The Technical and Environmental Department’s budget is now over 30 million kroner short, and the department has drafted A and B lists of possible savings to be presented to local politicians this evening, reports Politken.

Between a rock and a hard place
The A list involves cutting 73.5 full-time equivalents in 22 different areas: among other things slowing the processing of complaints about parking fines, closing all seven manned public toilets and 25 unmanned ones, a moratorium on buying new equipment, and a reduction in the supervision of road quality – both public and private.

The department’s deputy mayor, Ninna Hedeager Olsen, stated in a press release that “however we go about this, Copenhageners will definitely notice a reduction in the level of service.”

Grassroots protests
If the parties can’t agree on the A list, then the B list mentions possible savings of 8.7 million kroner and 37.5 million kroner in 2020 by cutting 97 pedagogues from the municipality’s 26 manned playgrounds.
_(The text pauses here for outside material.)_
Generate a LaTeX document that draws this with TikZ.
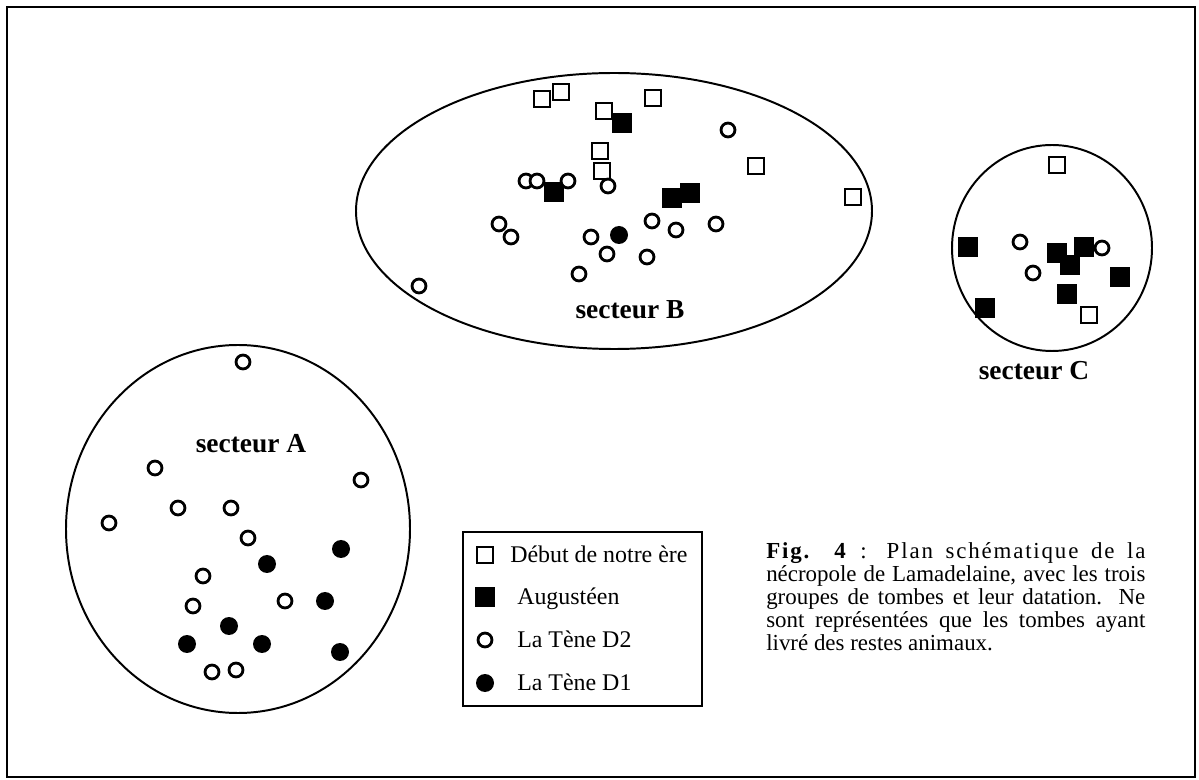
\documentclass[tikz,border=0pt]{standalone}
\usepackage{fontspec}
\setmainfont{Liberation Serif}

\tikzset{
  debut/.style={draw,fill=white,line width=1.9pt,minimum size=11.4pt,inner sep=0pt},
  augusteen/.style={fill=black,minimum size=14pt,inner sep=0pt},
  tened2/.style={circle,draw,fill=white,line width=2pt,minimum size=9.9pt,inner sep=0pt},
  tened1/.style={circle,fill=black,minimum size=12.8pt,inner sep=0pt},
  secteur/.style={font=\fontsize{19.5}{22}\selectfont\bfseries,inner sep=0pt,anchor=base},
  legtext/.style={font=\fontsize{17}{20}\selectfont,inner sep=0pt,anchor=base west}
}

\begin{document}
\begin{tikzpicture}[x=0.025cm,y=-0.025cm]

      \useasboundingbox (0,0) rectangle (1199,780);
      \draw[line width=1.6pt] (7,7) rectangle (1195,777);

      \begin{scope}[line width=1.4pt]
        \draw (238,529) ellipse [x radius=172,y radius=184];
        \draw (614,211) ellipse [x radius=258,y radius=138];
        \draw (1052,248) ellipse [x radius=100,y radius=103];
      \end{scope}

      \node[secteur] (secA) at (251,453) {secteur A};
      \node[secteur] (secB) at (630,319) {secteur B};
      \node[secteur] (secC) at (1034,380) {secteur C};

      \begin{scope}[every node/.style={debut}]
        \node (bD1) at (542,99)  {};
        \node (bD2) at (561,92)  {};
        \node (bD3) at (604,111) {};
        \node (bD4) at (653,98)  {};
        \node (bD5) at (600,151) {};
        \node (bD6) at (602,171) {};
        \node (bD7) at (756,166) {};
        \node (bD8) at (853,197) {};
        \node (cD1) at (1057,165) {};
        \node (cD2) at (1089,315) {};
      \end{scope}

      \begin{scope}[every node/.style={augusteen}]
        \node (bA1) at (622,123) {};
        \node (bA2) at (554,192) {};
        \node (bA3) at (672,198) {};
        \node (bA4) at (690,193) {};
        \node (cA1) at (968,247)  {};
        \node (cA2) at (1057,253) {};
        \node (cA3) at (1070,265) {};
        \node (cA4) at (1084,247) {};
        \node (cA5) at (1120,277) {};
        \node (cA6) at (1067,294) {};
        \node (cA7) at (985,308)  {};
      \end{scope}

      \begin{scope}[every node/.style={tened2}]
        \node (aO1)  at (243,362) {};
        \node (aO2)  at (155,468) {};
        \node (aO3)  at (361,480) {};
        \node (aO4)  at (178,508) {};
        \node (aO5)  at (231,508) {};
        \node (aO6)  at (109,523) {};
        \node (aO7)  at (248,538) {};
        \node (aO8)  at (203,576) {};
        \node (aO9)  at (193,606) {};
        \node (aO10) at (285,601) {};
        \node (aO11) at (212,672) {};
        \node (aO12) at (236,670) {};
        \node (bO1)  at (728,130) {};
        \node (bO2)  at (526,181) {};
        \node (bO3)  at (537,181) {};
        \node (bO4)  at (568,181) {};
        \node (bO5)  at (608,186) {};
        \node (bO6)  at (499,224) {};
        \node (bO7)  at (511,237) {};
        \node (bO8)  at (591,237) {};
        \node (bO9)  at (652,221) {};
        \node (bO10) at (676,230) {};
        \node (bO11) at (716,224) {};
        \node (bO12) at (607,254) {};
        \node (bO13) at (647,257) {};
        \node (bO14) at (579,274) {};
        \node (bO15) at (419,286) {};
        \node (cO1)  at (1020,242) {};
        \node (cO2)  at (1033,273) {};
        \node (cO3)  at (1102,248) {};
      \end{scope}

      \begin{scope}[every node/.style={tened1}]
        \node (aF1) at (341,549) {};
        \node (aF2) at (267,564) {};
        \node (aF3) at (325,601) {};
        \node (aF4) at (229,626) {};
        \node (aF5) at (187,644) {};
        \node (aF6) at (262,644) {};
        \node (aF7) at (340,652) {};
        \node (bF1) at (619,235) {};
      \end{scope}

      \draw[line width=1pt] (463,532) rectangle (702,706);
      \node[debut]     (kD) at (485,555) {};
      \node[augusteen] (kA) at (485,597) {};
      \node[tened2]    (kO) at (485,640) {};
      \node[tened1]    (kF) at (485,683) {};
      \node[legtext] (tD) at (510,563) {Début de notre ère};
      \node[legtext] (tA) at (517,605) {Augustéen};
      \node[legtext] (tO) at (517,648) {La Tène D2};
      \node[legtext] (tF) at (517,691) {La Tène D1};

      \node[anchor=north west,inner sep=0pt,text width=269.6pt,align=justify,
            font=\fontsize{16.3}{16.4}\selectfont] (caption) at (766,542)
        {{\addfontfeature{LetterSpace=8}\textbf{Fig. 4} : Plan schématique de la}\linebreak
         nécropole de Lamadelaine, avec les trois\linebreak
         groupes de tombes et leur datation. Ne\linebreak
         sont représentées que les tombes ayant\linebreak
         livré des restes animaux.};

    \end{tikzpicture}
\end{document}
However, there is strong opposition to this move, and already 6,000 signatures have accumulated on a petition against closing the manned playgrounds, with a political majority against the measure.

Radikale politicians have suggested that savings might be made by the further tendering of certain services, but group chairman Mette Annelie Rasmussen admits that “this is not a pretty situation, but we’re in it because there have been financial irregularities and unfortunately, it will be the citizens of Copenhagen that will have to pay the price. That is the grim reality.”